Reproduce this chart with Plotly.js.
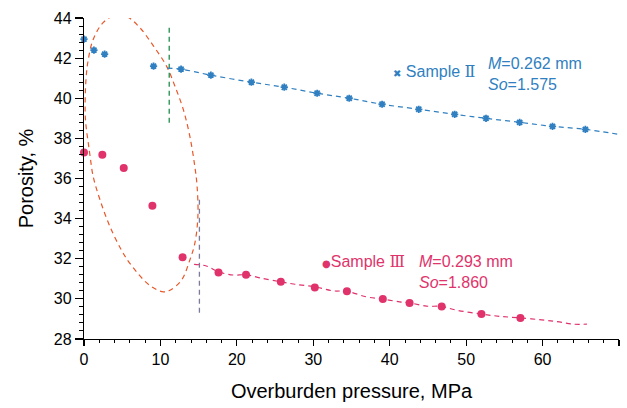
<!DOCTYPE html>
<html>
<head>
<meta charset="utf-8">
<script src="https://cdn.plot.ly/plotly-3.0.1.min.js"></script>
<style>html,body{margin:0;padding:0;background:#fff;}#chart{width:627px;height:408px;}</style>
</head>
<body>
<div id="chart"></div>
<script>
// Sample II (blue)
const s2x = [0, 1.3, 2.7, 9.1, 12.7, 16.6, 21.9, 26.2, 30.5, 34.7, 39.0, 43.8, 48.5, 52.6, 57.0, 61.3, 65.6];
const s2y = [42.95, 42.4, 42.2, 41.6, 41.45, 41.15, 40.8, 40.55, 40.25, 40.0, 39.7, 39.45, 39.2, 39.0, 38.8, 38.6, 38.45];
// Sample II trend (dashed)
const t2x = [10.9, 12.7, 16.6, 21.9, 26.2, 30.5, 34.7, 39.0, 43.8, 48.5, 52.6, 57.0, 61.3, 65.6, 70];
const t2y = [41.5, 41.45, 41.15, 40.8, 40.55, 40.25, 40.0, 39.7, 39.45, 39.2, 39.0, 38.8, 38.6, 38.45, 38.2];
// Sample III (pink)
const s3x = [0, 2.4, 5.2, 8.95, 12.9, 17.6, 21.2, 25.75, 30.2, 34.4, 39.1, 42.6, 46.8, 52.0, 57.1];
const s3y = [37.3, 37.18, 36.52, 34.64, 32.07, 31.32, 31.2, 30.85, 30.57, 30.38, 29.99, 29.8, 29.62, 29.24, 29.05];
// Sample III trend (dashed)
const t3x = [14.4, 16.0, 17.6, 19.5, 21.2, 23.0, 25.75, 27.6, 30.2, 32.6, 34.4, 36.95, 39.1, 41.3, 42.6, 44.8, 46.8, 48.7, 52.0, 54.4, 57.1, 60.5, 62.2, 64.0, 65.8];
const t3y = [31.72, 31.64, 31.35, 31.19, 31.2, 31.05, 30.85, 30.73, 30.6, 30.4, 30.38, 30.1, 29.99, 29.85, 29.8, 29.64, 29.62, 29.44, 29.24, 29.13, 29.05, 28.93, 28.85, 28.74, 28.74];
// Orange ellipse outline
const ellX = [4.05, 5.6, 7.3, 9.1, 10.8, 11.9, 13.0, 13.85, 14.5, 14.8, 14.9, 14.5, 13.85, 12.75, 11.25, 10.4, 8.6, 6.0, 4.9, 3.4, 2.1, 1.2, 0.8, 0.56, 0.3, 0.15, 0.26, 0.56, 1.2, 2.5, 4.05];
const ellY = [44.13, 44.07, 43.52, 42.6, 41.6, 40.6, 39.43, 38.1, 36.6, 35.6, 34.1, 32.77, 31.94, 30.93, 30.43, 30.35, 30.67, 31.77, 32.43, 33.6, 34.93, 36.1, 37.1, 37.77, 38.5, 39.27, 40.94, 41.93, 42.93, 43.77, 44.13];
// Vertical dashed markers
const greenX = [11.15, 11.15];
const greenY = [43.52, 38.6];
const greyX = [15.1, 15.1];
const greyY = [34.94, 29.24];
// Labels
const name2 = 'Sample';
const num2 = 'Ⅱ';
const name3 = 'Sample';
const num3 = 'Ⅲ';
const stats2 = ['0.262', '1.575'];
const stats3 = ['0.293', '1.860'];

const blue = '#2f7fc1';
const pink = '#e0336b';
const dash = '5px,4px';
const fam = '"Liberation Sans", Arial, sans-serif';
const serif = "'DejaVu Serif', 'Liberation Serif', serif";

const traces = [
  {x: ellX, y: ellY, mode: 'lines', line: {color: '#e8582a', width: 1.2, dash: dash, shape: 'spline', smoothing: 1}, hoverinfo: 'skip', cliponaxis: false},
  {x: greenX, y: greenY, mode: 'lines', line: {color: '#1e8e4e', width: 1.3, dash: dash}},
  {x: greyX, y: greyY, mode: 'lines', line: {color: '#7b7b9b', width: 1.3, dash: dash}},
  {x: t2x, y: t2y, mode: 'lines', line: {color: blue, width: 1.2, dash: dash, shape: 'spline'}},
  {x: t3x, y: t3y, mode: 'lines', line: {color: pink, width: 1.2, dash: dash, shape: 'spline'}},
  {x: s2x, y: s2y, mode: 'markers', marker: {symbol: 'asterisk-open', size: 6, color: blue, line: {color: blue, width: 1.8}}, cliponaxis: false},
  {x: s3x, y: s3y, mode: 'markers', marker: {symbol: 'circle', size: 8, color: pink}, cliponaxis: false}
];

const layout = {
  width: 627, height: 408,
  margin: {l: 84, r: 8, t: 18, b: 69},
  paper_bgcolor: '#fff', plot_bgcolor: '#fff',
  font: {family: fam, color: '#000'},
  showlegend: false,
  xaxis: {
    range: [0, 70], dtick: 10, showgrid: false, zeroline: false,
    showline: true, linecolor: '#000', linewidth: 1.2,
    ticks: 'outside', ticklen: 6, tickwidth: 1.2, tickcolor: '#000',
    minor: {dtick: 2, ticks: 'outside', ticklen: 3, tickwidth: 1, tickcolor: '#000'},
    tickfont: {size: 16, family: fam, color: '#000'},
    title: {text: 'Overburden pressure, MPa', font: {size: 20, family: fam, color: '#000'}, standoff: 16}
  },
  yaxis: {
    range: [28, 44], dtick: 2, showgrid: false, zeroline: false,
    showline: true, linecolor: '#000', linewidth: 1.2,
    ticks: 'outside', ticklen: 8, tickwidth: 1.2, tickcolor: '#000',
    minor: {dtick: 0.4, ticks: 'outside', ticklen: 4, tickwidth: 1, tickcolor: '#000'},
    tickfont: {size: 16, family: fam, color: '#000'},
    title: {text: 'Porosity, %', font: {size: 20, family: fam, color: '#000'}, standoff: 14}
  },
  annotations: [
    {xref: 'paper', yref: 'paper', x: (391 - 84) / 535, y: (339 - 71) / 321, xanchor: 'left', yanchor: 'middle', showarrow: false,
     text: '<span style="font-size:10px;font-family:DejaVu Sans">✖</span> ' + name2 + ' <span style="font-family:' + serif + '">' + num2 + '</span>',
     font: {size: 16, family: fam, color: blue}},
    {xref: 'paper', yref: 'paper', x: (320 - 84) / 535, y: (339 - 261) / 321, xanchor: 'left', yanchor: 'middle', showarrow: false,
     text: '<span style="font-size:10px;font-family:DejaVu Sans">●</span>' + name3 + ' <span style="font-family:' + serif + '">' + num3 + '</span>',
     font: {size: 16, family: fam, color: pink}},
    {xref: 'paper', yref: 'paper', x: (486 - 84) / 535, y: (339 - 74) / 321, xanchor: 'left', yanchor: 'middle', align: 'left', showarrow: false,
     text: '<i>M</i>=' + stats2[0] + ' mm<br><i>So</i>=' + stats2[1], font: {size: 16, family: fam, color: blue}},
    {xref: 'paper', yref: 'paper', x: (417 - 84) / 535, y: (339 - 272) / 321, xanchor: 'left', yanchor: 'middle', align: 'left', showarrow: false,
     text: '<i>M</i>=' + stats3[0] + ' mm<br><i>So</i>=' + stats3[1], font: {size: 16, family: fam, color: pink}}
  ]
};

Plotly.newPlot('chart', traces, layout, {displayModeBar: false, staticPlot: true});
</script>
</body>
</html>
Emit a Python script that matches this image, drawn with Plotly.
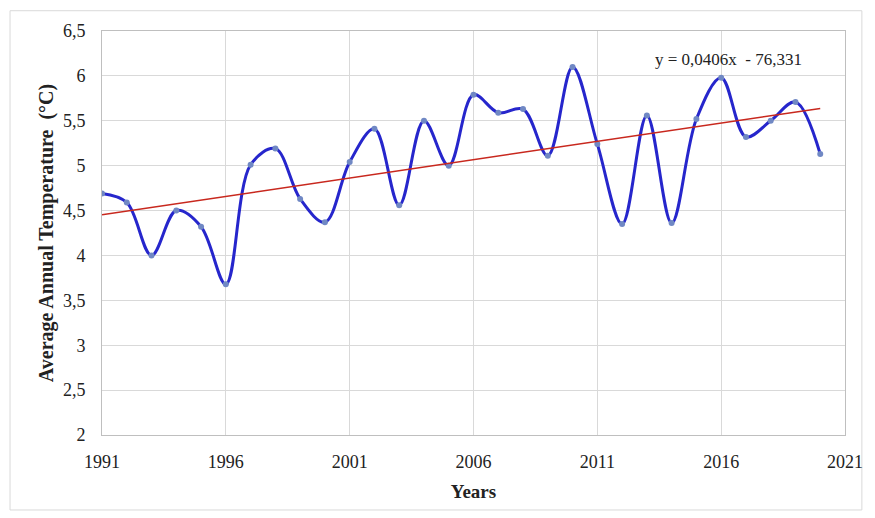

Task prompt.
Without the pictures, return the entries exactly as they appear.

In response.
Reproduce this chart with Plotly.js.
<!DOCTYPE html>
<html>
<head>
<meta charset="utf-8">
<script src="https://cdn.plot.ly/plotly-3.0.1.min.js"></script>
<style>html,body{margin:0;padding:0;background:#fff;}#chart{width:627px;height:408px;}</style>
</head>
<body>
<div id="chart"></div>
<script>
// Sample II (blue)
const s2x = [0, 1.3, 2.7, 9.1, 12.7, 16.6, 21.9, 26.2, 30.5, 34.7, 39.0, 43.8, 48.5, 52.6, 57.0, 61.3, 65.6];
const s2y = [42.95, 42.4, 42.2, 41.6, 41.45, 41.15, 40.8, 40.55, 40.25, 40.0, 39.7, 39.45, 39.2, 39.0, 38.8, 38.6, 38.45];
// Sample II trend (dashed)
const t2x = [10.9, 12.7, 16.6, 21.9, 26.2, 30.5, 34.7, 39.0, 43.8, 48.5, 52.6, 57.0, 61.3, 65.6, 70];
const t2y = [41.5, 41.45, 41.15, 40.8, 40.55, 40.25, 40.0, 39.7, 39.45, 39.2, 39.0, 38.8, 38.6, 38.45, 38.2];
// Sample III (pink)
const s3x = [0, 2.4, 5.2, 8.95, 12.9, 17.6, 21.2, 25.75, 30.2, 34.4, 39.1, 42.6, 46.8, 52.0, 57.1];
const s3y = [37.3, 37.18, 36.52, 34.64, 32.07, 31.32, 31.2, 30.85, 30.57, 30.38, 29.99, 29.8, 29.62, 29.24, 29.05];
// Sample III trend (dashed)
const t3x = [14.4, 16.0, 17.6, 19.5, 21.2, 23.0, 25.75, 27.6, 30.2, 32.6, 34.4, 36.95, 39.1, 41.3, 42.6, 44.8, 46.8, 48.7, 52.0, 54.4, 57.1, 60.5, 62.2, 64.0, 65.8];
const t3y = [31.72, 31.64, 31.35, 31.19, 31.2, 31.05, 30.85, 30.73, 30.6, 30.4, 30.38, 30.1, 29.99, 29.85, 29.8, 29.64, 29.62, 29.44, 29.24, 29.13, 29.05, 28.93, 28.85, 28.74, 28.74];
// Orange ellipse outline
const ellX = [4.05, 5.6, 7.3, 9.1, 10.8, 11.9, 13.0, 13.85, 14.5, 14.8, 14.9, 14.5, 13.85, 12.75, 11.25, 10.4, 8.6, 6.0, 4.9, 3.4, 2.1, 1.2, 0.8, 0.56, 0.3, 0.15, 0.26, 0.56, 1.2, 2.5, 4.05];
const ellY = [44.13, 44.07, 43.52, 42.6, 41.6, 40.6, 39.43, 38.1, 36.6, 35.6, 34.1, 32.77, 31.94, 30.93, 30.43, 30.35, 30.67, 31.77, 32.43, 33.6, 34.93, 36.1, 37.1, 37.77, 38.5, 39.27, 40.94, 41.93, 42.93, 43.77, 44.13];
// Vertical dashed markers
const greenX = [11.15, 11.15];
const greenY = [43.52, 38.6];
const greyX = [15.1, 15.1];
const greyY = [34.94, 29.24];
// Labels
const name2 = 'Sample';
const num2 = 'Ⅱ';
const name3 = 'Sample';
const num3 = 'Ⅲ';
const stats2 = ['0.262', '1.575'];
const stats3 = ['0.293', '1.860'];

const blue = '#2f7fc1';
const pink = '#e0336b';
const dash = '5px,4px';
const fam = '"Liberation Sans", Arial, sans-serif';
const serif = "'DejaVu Serif', 'Liberation Serif', serif";

const traces = [
  {x: ellX, y: ellY, mode: 'lines', line: {color: '#e8582a', width: 1.2, dash: dash, shape: 'spline', smoothing: 1}, hoverinfo: 'skip', cliponaxis: false},
  {x: greenX, y: greenY, mode: 'lines', line: {color: '#1e8e4e', width: 1.3, dash: dash}},
  {x: greyX, y: greyY, mode: 'lines', line: {color: '#7b7b9b', width: 1.3, dash: dash}},
  {x: t2x, y: t2y, mode: 'lines', line: {color: blue, width: 1.2, dash: dash, shape: 'spline'}},
  {x: t3x, y: t3y, mode: 'lines', line: {color: pink, width: 1.2, dash: dash, shape: 'spline'}},
  {x: s2x, y: s2y, mode: 'markers', marker: {symbol: 'asterisk-open', size: 6, color: blue, line: {color: blue, width: 1.8}}, cliponaxis: false},
  {x: s3x, y: s3y, mode: 'markers', marker: {symbol: 'circle', size: 8, color: pink}, cliponaxis: false}
];

const layout = {
  width: 627, height: 408,
  margin: {l: 84, r: 8, t: 18, b: 69},
  paper_bgcolor: '#fff', plot_bgcolor: '#fff',
  font: {family: fam, color: '#000'},
  showlegend: false,
  xaxis: {
    range: [0, 70], dtick: 10, showgrid: false, zeroline: false,
    showline: true, linecolor: '#000', linewidth: 1.2,
    ticks: 'outside', ticklen: 6, tickwidth: 1.2, tickcolor: '#000',
    minor: {dtick: 2, ticks: 'outside', ticklen: 3, tickwidth: 1, tickcolor: '#000'},
    tickfont: {size: 16, family: fam, color: '#000'},
    title: {text: 'Overburden pressure, MPa', font: {size: 20, family: fam, color: '#000'}, standoff: 16}
  },
  yaxis: {
    range: [28, 44], dtick: 2, showgrid: false, zeroline: false,
    showline: true, linecolor: '#000', linewidth: 1.2,
    ticks: 'outside', ticklen: 8, tickwidth: 1.2, tickcolor: '#000',
    minor: {dtick: 0.4, ticks: 'outside', ticklen: 4, tickwidth: 1, tickcolor: '#000'},
    tickfont: {size: 16, family: fam, color: '#000'},
    title: {text: 'Porosity, %', font: {size: 20, family: fam, color: '#000'}, standoff: 14}
  },
  annotations: [
    {xref: 'paper', yref: 'paper', x: (391 - 84) / 535, y: (339 - 71) / 321, xanchor: 'left', yanchor: 'middle', showarrow: false,
     text: '<span style="font-size:10px;font-family:DejaVu Sans">✖</span> ' + name2 + ' <span style="font-family:' + serif + '">' + num2 + '</span>',
     font: {size: 16, family: fam, color: blue}},
    {xref: 'paper', yref: 'paper', x: (320 - 84) / 535, y: (339 - 261) / 321, xanchor: 'left', yanchor: 'middle', showarrow: false,
     text: '<span style="font-size:10px;font-family:DejaVu Sans">●</span>' + name3 + ' <span style="font-family:' + serif + '">' + num3 + '</span>',
     font: {size: 16, family: fam, color: pink}},
    {xref: 'paper', yref: 'paper', x: (486 - 84) / 535, y: (339 - 74) / 321, xanchor: 'left', yanchor: 'middle', align: 'left', showarrow: false,
     text: '<i>M</i>=' + stats2[0] + ' mm<br><i>So</i>=' + stats2[1], font: {size: 16, family: fam, color: blue}},
    {xref: 'paper', yref: 'paper', x: (417 - 84) / 535, y: (339 - 272) / 321, xanchor: 'left', yanchor: 'middle', align: 'left', showarrow: false,
     text: '<i>M</i>=' + stats3[0] + ' mm<br><i>So</i>=' + stats3[1], font: {size: 16, family: fam, color: pink}}
  ]
};

Plotly.newPlot('chart', traces, layout, {displayModeBar: false, staticPlot: true});
</script>
</body>
</html>
Emit a Python script that matches this image, drawn with Plotly.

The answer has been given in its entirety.